Well, since The Fed hiked rates in December, stocks are actually unchanged…
So, as former fund manager and FX trader Richard Breslow notes, the good news is you really haven’t missed anything… but the bad news is that markets trade like a mess.
Via Bloomberg,
This all remains very much a work in progress, so beware of serially jumping to conclusions. Any of them. Any individual economy, let alone the global economy, simply can’t lurch from growth fears one day to budding optimism the next. And the same is true of a whole host of other systemically important issues investors are grappling with.
In the course of today’s European morning we saw EUR/GBP rally on negative comments about where things stand on Brexit. We saw it crash off on a headline about a delay in the process. It quickly bounced back on the denial headlines. Then there were the analyst comments that a delay would be nice in the short run but not a “big game changer.” And after all the drama, the currency pair went back to flat on the day. Right in the middle of the same range we’ve watched play out for over a month.

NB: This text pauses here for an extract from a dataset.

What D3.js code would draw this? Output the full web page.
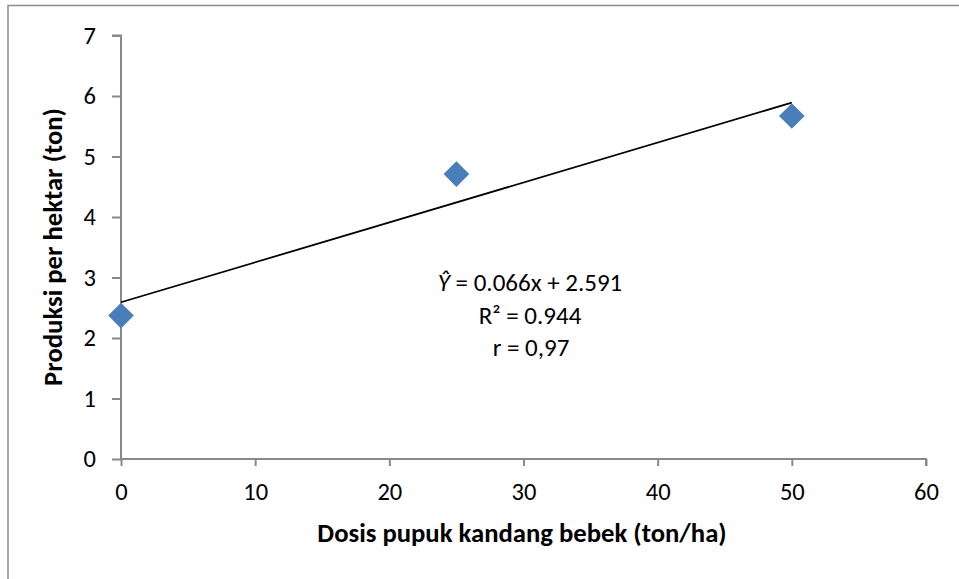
<!DOCTYPE html>
<html>
<head>
<meta charset="utf-8">
<script src="https://cdn.jsdelivr.net/npm/d3@7"></script>
<style>
  html, body { margin: 0; padding: 0; background: #fff; }
  svg { display: block; font-family: Carlito, Lato, "Open Sans", sans-serif; }
</style>
</head>
<body>
<svg id="chart" width="959" height="579"></svg>
<script>
// Data
const dosis = [0, 25, 50];
const produksi = [2.37, 4.71, 5.67];
const regSlope = 0.066;
const regIntercept = 2.591;
const xTicks = [0, 10, 20, 30, 40, 50, 60];
const yTicks = [0, 1, 2, 3, 4, 5, 6, 7];
const eqLines = ["= 0.066x + 2.591", "R² = 0.944", "r = 0,97"];
const xTitle = "Dosis pupuk kandang bebek (ton/ha)";
const yTitle = "Produksi per hektar (ton)";

const svg = d3.select("#chart");
const axisColor = "#898989";

// outer chart border (only top/left visible in frame)
svg.append("rect")
  .attr("x", 8).attr("y", 5.5)
  .attr("width", 1000).attr("height", 700)
  .attr("fill", "none").attr("stroke", "#8c8c8c").attr("stroke-width", 1.5);

const x = d3.scaleLinear().domain([0, 60]).range([121, 926]);
const y = d3.scaleLinear().domain([0, 7]).range([459, 35.5]);

// Y axis
const yAxis = svg.append("g").attr("transform", `translate(${x(0)},0)`)
  .call(d3.axisLeft(y).tickValues(yTicks).tickSize(9).tickPadding(16).tickFormat(d3.format("d")));
// X axis
const xAxis = svg.append("g").attr("transform", `translate(0,${y(0)})`)
  .call(d3.axisBottom(x).tickValues(xTicks).tickSize(7).tickPadding(17).tickFormat(d3.format("d")));

[yAxis, xAxis].forEach(g => {
  g.select(".domain").attr("stroke", axisColor).attr("stroke-width", 2);
  g.selectAll(".tick line").attr("stroke", axisColor).attr("stroke-width", 2);
  g.selectAll(".tick text").attr("fill", "#000").style("font-size", "24.5px")
    .style("font-family", "Carlito, Lato, 'Open Sans', sans-serif");
});
yAxis.select(".domain").attr("d", `M0,${y(0)}V${y(7)}H-9`);
xAxis.select(".domain").attr("d", `M${x(0)},0H${x(60)}V7`);

// regression line
svg.append("line")
  .attr("x1", x(0)).attr("y1", y(regIntercept))
  .attr("x2", x(50)).attr("y2", y(regIntercept + regSlope * 50))
  .attr("stroke", "#000").attr("stroke-width", 1.8);

// markers
svg.selectAll("path.pt").data(dosis.map((d, i) => [d, produksi[i]])).enter()
  .append("path").attr("class", "pt")
  .attr("d", d3.symbol().type(d3.symbolDiamond2).size(420))
  .attr("transform", d => `translate(${x(d[0])},${y(d[1])})`)
  .attr("fill", "#4a7ebb");

// equation text
const eq = svg.append("g").style("font-size", "25px").attr("fill", "#000");
const t1 = eq.append("text").attr("x", 530).attr("y", 291).attr("text-anchor", "middle");
t1.append("tspan").style("font-style", "italic").text("Ŷ");
t1.append("tspan").text(" " + eqLines[0]);
eq.append("text").attr("x", 530).attr("y", 324).attr("text-anchor", "middle").text(eqLines[1]);
eq.append("text").attr("x", 531).attr("y", 356).attr("text-anchor", "middle").text(eqLines[2]);

// axis titles
svg.append("text").attr("x", 522).attr("y", 542).attr("text-anchor", "middle")
  .style("font-size", "26.7px").style("font-weight", "bold").text(xTitle);
svg.append("text").attr("transform", "translate(62,247) rotate(-90)").attr("text-anchor", "middle")
  .style("font-size", "26.7px").style("font-weight", "bold").text(yTitle);
</script>
</body>
</html>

That’s just one stark example of how many other assets have been trading. And even those that have been directionally moving have mostly just managed to return to levels that are very familiar. The Australian dollar is up quite handily this morning on “trade optimism.” It remains in a channel downtrend and sits between two moving averages. Both of which have proven their meaningfulness.
West Texas crude has been behaving like a champ this month. It’s hard not to be impressed. But it’s now sitting right in the middle of that pesky $50-$55/bbl range that raises ambiguity about whether it’s rejecting a false breakdown at the end of December or preparing to do something more dramatic to the upside.
Equities are acting out their own version of nothing-is-definitively-settled drama. Up nicely on the month. Everyone is happy. Or they would be if they hadn’t been caught with an underweight exposure. But so far the indexes have stalled out right below resistance. It’s easy to be bullish and also to look at a chart and see how stocks imploded from these same prices a month ago.
None of this is meant to try to be depressing. Quite the opposite. It seems like this is one of those years when traders aren’t going to be forced from the get-go to pay or sell extremes to get involved. It may be frustrating but it’s also less scary.
It’s a product of the fact that so many important and market-impactful issues remain completely unresolved. You get a chance to watch events unfold and make your own judgments without that nagging fear that everyone else knows something that you don’t. And people have, so far, apparently resisted the impulse to get too far out over their skis.
I’m beginning to wonder whether we may have to settle into a period of violent range trading while awaiting greater clarity. Which means there are tremendous opportunities out there if you remain both skeptical and open-minded.